Monday, June 13, 2016

Labor to replace Turnbull's throttle with real NBN

Households already connected to the national broadband network through copper could get moved onto the full fibre-to-the-premises model if federal Labor wins the election.

Bill Shorten has vowed to scrap the coalition's "second rate" national broadband network and resume Labor's original plan.

It wants to deliver fibre all the way to an extra two million homes and businesses.

And within the first term of a Shorten government, Infrastructure Australia would be commissioned to investigate how those already connected to the fibre-to-the-node network could be moved over to fibre-to-the-premises.

Shorten said the coalition's NBN had blown out from $29.5 billion to $56 billion.

Labor says it will spend the same amount of public money on the NBN - putting a $57 billion cap on expenses - but roll out fibre-to-the-premises to more homes and businesses.

"You can't have an innovation boom while you are still buffering," Mr Shorten said.

Labor says the cost of fibre-to-the node has increased from $600 per house to $1600 under the coalition, whereas the cost of fibre was going down.

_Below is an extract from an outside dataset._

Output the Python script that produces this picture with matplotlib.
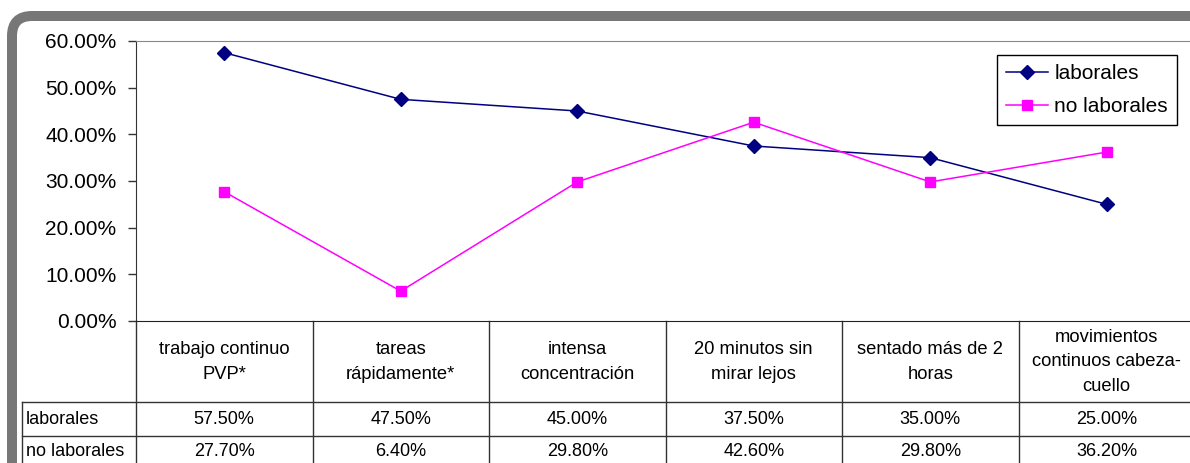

"If there were gold medals handed out for stuff-ups and blow-outs, Malcolm Turnbull would be on his way to Rio right now," Labor's communications spokesman Jason Clare told reporters in western Sydney, in the marginal Liberal-held seat of Lindsay.

He said a family in Victoria last week told him they were taking their children to McDonald's every night, not for the food but for the wi-fi.

"It's 21st century Australia; Malcolm Turnbull's rolling out 19th century technology," Mr Clare said.